When my brother and I were younger our mom taught us how to make ice cream. We both thought it was great until we were stuck in the kitchen turning the handle for the ice cream maker around and around again for more than 30 minutes. Our ice cream never fully set or froze right, and it ended up being a complete mess (but pretty good milkshakes). I just don’t have the mental toughness you need for a hand crank ice cream maker.
flat of strawberries
4 cups strawberries, hulled and sliced
1 cup water
1 cup fresh orange juice plus the zest (because oranges are not in season where I live I used fresh squeezed orange juice and zest from an orange that didn’t taste very good, but the zest was good)
1/2 cup sugar
1. Prepare your strawberries
2. Place water, orange juice, and sugar in a saucepan and bring it to a boil until the sugar fully dissolves (mine dissolved fully before it came to a full boil)
3. Add the strawberries and zest


4. Let the mixture boil for 8 to 10 minutes


Homemade Strawberry Sorbet
5. Use a hand blender to break down all of the berries and then pass the liquid through a fine mesh strainer.
6. Let it cool to room temperature before placing it in the refrigerator to chill.
7. Pour it into the ice cream maker and follow the manufacturer’s instructions.

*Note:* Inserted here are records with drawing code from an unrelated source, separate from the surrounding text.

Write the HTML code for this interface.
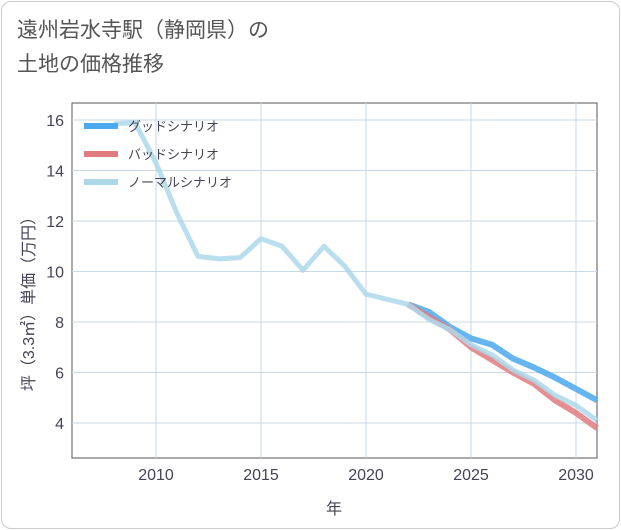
<!DOCTYPE html>
<html><head><meta charset="utf-8"><style>
body{margin:0;background:#fff;font-family:"Liberation Sans","Noto Sans CJK JP",sans-serif}
#card{position:absolute;left:1px;top:1px;width:617px;height:526px;border:1px solid #ccc;border-radius:10px;background:#fff}
#title{position:absolute;left:17px;top:14px;font-size:21px;line-height:34px;color:#555}
</style></head><body>
<div id="card"></div>
<div id="title">遠州岩水寺駅（静岡県）の<br>土地の価格推移</div>
<svg id="chart" width="621" height="530" style="position:absolute;left:0;top:0"></svg>
<script>
const years=[2008,2009,2010,2011,2012,2013,2014,2015,2016,2017,2018,2019,2020,2021,2022,2023,2024,2025,2026,2027,2028,2029,2030,2031];
const normal=[15.85,15.9,14.3,12.3,10.6,10.5,10.55,11.3,11.0,10.05,11.0,10.2,9.1,8.9,8.7,8.1,7.7,7.1,6.7,6.1,5.7,5.1,4.7,4.1];
const fyears=[2022,2023,2024,2025,2026,2027,2028,2029,2030,2031];
const good=[8.7,8.4,7.8,7.35,7.1,6.55,6.2,5.8,5.35,4.9];
const bad=[8.7,8.2,7.7,7.0,6.5,6.0,5.55,4.9,4.4,3.8];
const xTicks=[2010,2015,2020,2025,2030];
const yTicks=[4,6,8,10,12,14,16];
const L=72,R=597,T=103,B=458;
const x=v=>L+(v-2006)*(R-L)/25;
const y=v=>120+(16-v)*(423-120)/12;
const svg=document.getElementById('chart');
const NS='http://www.w3.org/2000/svg';
function mk(t,a){const e=document.createElementNS(NS,t);for(const k in a)e.setAttribute(k,a[k]);svg.appendChild(e);return e;}
let e=mk('rect',{x:L,y:T,width:R-L,height:B-T,fill:'#fff',stroke:'#555','stroke-width':1});


xTicks.forEach(v=>{let g=mk('line',{x1:x(v),x2:x(v),y1:T,y2:B,stroke:'#c8d8e4'});


let t=mk('text',{x:x(v),y:480,'text-anchor':'middle','font-size':16,fill:'#445'});t.textContent=v;

});
yTicks.forEach(v=>{let g=mk('line',{x1:L,x2:R,y1:y(v),y2:y(v),stroke:'#c8d8e4'});


let t=mk('text',{x:64,y:y(v)+6,'text-anchor':'end','font-size':16,fill:'#445'});t.textContent=v;

});
function line(xs,vs,c,n,w){const p=mk('polyline',{points:xs.map((v,i)=>x(v)+','+y(vs[i])).join(' '),fill:'none',stroke:c,'stroke-width':w,'stroke-linejoin':'round','stroke-opacity':0.85});

}
line(fyears,good,'#4aa8ef','good-scenario-line',6);
line(fyears,bad,'#e07b80','bad-scenario-line',6);
line(years,normal,'#add8ea','normal-scenario-line',5);
const leg=[['グッドシナリオ','#4aa8ef'],['バッドシナリオ','#e07b80'],['ノーマルシナリオ','#add8ea']];
leg.forEach((l,i)=>{const yy=126+i*28;
let a=mk('line',{x1:84,x2:118,y1:yy,y2:yy,stroke:l[1],'stroke-width':6});


let t=mk('text',{x:128,y:yy+5,'font-size':13,fill:'#445'});t.textContent=l[0];

});
let xt=mk('text',{x:334,y:514,'text-anchor':'middle','font-size':16,fill:'#445'});xt.textContent='年';


let yt=mk('text',{x:0,y:0,transform:'translate(34,300) rotate(-90)','text-anchor':'middle','font-size':16,fill:'#445'});yt.textContent='坪（3.3㎡）単価（万円）';


</script>
</body></html>
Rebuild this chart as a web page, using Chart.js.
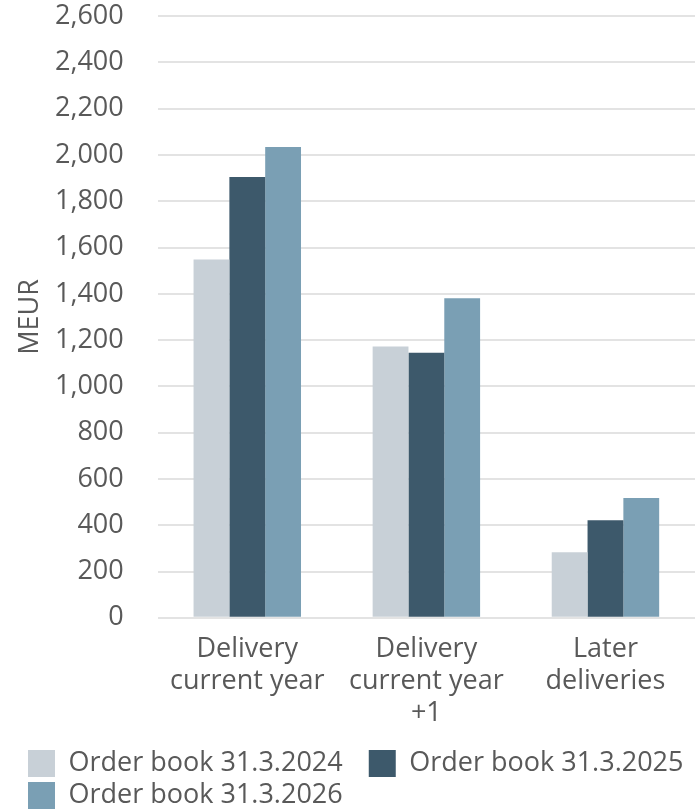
<!DOCTYPE html>
<html>
<head>
<meta charset="utf-8">
<script src="https://cdn.jsdelivr.net/npm/chart.js@4/dist/chart.umd.min.js"></script>
<style>
  body { margin: 0; background: #fff; }
  #myChart { display: block; }
</style>
</head>
<body>
<canvas id="myChart" width="695" height="809"></canvas>
<script>
// categories on the x axis (multi line labels)
const categories = [
  ['Delivery', 'current year'],
  ['Delivery', 'current year', '+1'],
  ['Later', 'deliveries']
];

// series names and values in MEUR
const seriesNames = ['Order book 31.3.2024', 'Order book 31.3.2025', 'Order book 31.3.2026'];
const orderBook2024 = [1548, 1172, 283];
const orderBook2025 = [1905, 1145, 422];
const orderBook2026 = [2035, 1381, 518];
const seriesColors = ['#c8d0d7', '#3d596b', '#7a9fb4'];

const textColor = '#595959';
const font = { family: "'Open Sans', sans-serif", size: 27, lineHeight: 1.2 };
const yTickPadding = 34;

const chartData = {
  labels: categories,
  datasets: [orderBook2024, orderBook2025, orderBook2026].map((values, i) => ({
    label: seriesNames[i],
    data: values,
    backgroundColor: seriesColors[i],
    categoryPercentage: 0.6,
    barPercentage: 1.0
  }))
};

const barConfig = {
  type: 'bar',
  data: chartData,
  options: {
    responsive: false,
    animation: false,
    layout: { padding: { top: 4, right: 0, left: 23, bottom: -10 } },
    plugins: {
      tooltip: { enabled: false },
      legend: {
        position: 'bottom',
        align: 'start',
        labels: {
          color: textColor,
          font: font,
          boxWidth: 27,
          boxHeight: 27,
          padding: 5,
          // a few spaces after the first item so the second one sits further right
          generateLabels: chart => Chart.defaults.plugins.legend.labels.generateLabels(chart)
            .map((item, i) => ({ ...item, text: i === 0 ? item.text + '   ' : item.text }))
        }
      }
    },
    scales: {
      x: {
        grid: { display: false },
        border: { display: false },
        ticks: { color: textColor, font: font, padding: 7, maxRotation: 0 },
        afterFit: scale => { scale.height += 8; }
      },
      y: {
        min: 0,
        max: 2600,
        grid: { color: '#e3e3e3', lineWidth: 2, drawTicks: false },
        border: { display: false },
        ticks: {
          stepSize: 200,
          color: textColor,
          font: font,
          padding: yTickPadding,
          callback: v => v.toLocaleString('en-US')
        },
        title: {
          display: true,
          text: 'MEUR',
          color: textColor,
          font: { ...font, lineHeight: 1.0 },
          padding: { top: -6, bottom: 11 }
        },
        // tick padding is only wanted between labels and plot, not above/below the axis
        afterFit: scale => {
          scale.width -= yTickPadding;
          scale.paddingTop -= yTickPadding;
          scale.paddingBottom -= yTickPadding;
        }
      }
    }
  }
};

const myChart = new Chart(document.getElementById('myChart'), barConfig);
</script>
</body>
</html>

Homemade Strawberry Sorbet in ice cream maker


By about 20 minutes my sorbet was starting to look like a really delicious slushie.


Homemade Strawberry Sorbet in ice cream maker
I took mine out of the mixer after about 30 minutes, but I wish I had kept it in longer. Once it was in the freezer in a different container it finished freezing, making it a challenge to get out and a bit crystalized and crunchy to eat. I guess that means I will have to make it again.


Homemade Strawberry Sorbet

Enjoy immediately.

Homemade Strawberry Sorbet

And toss the rest in the freezer to be eaten after every meal for the next few days until none is left.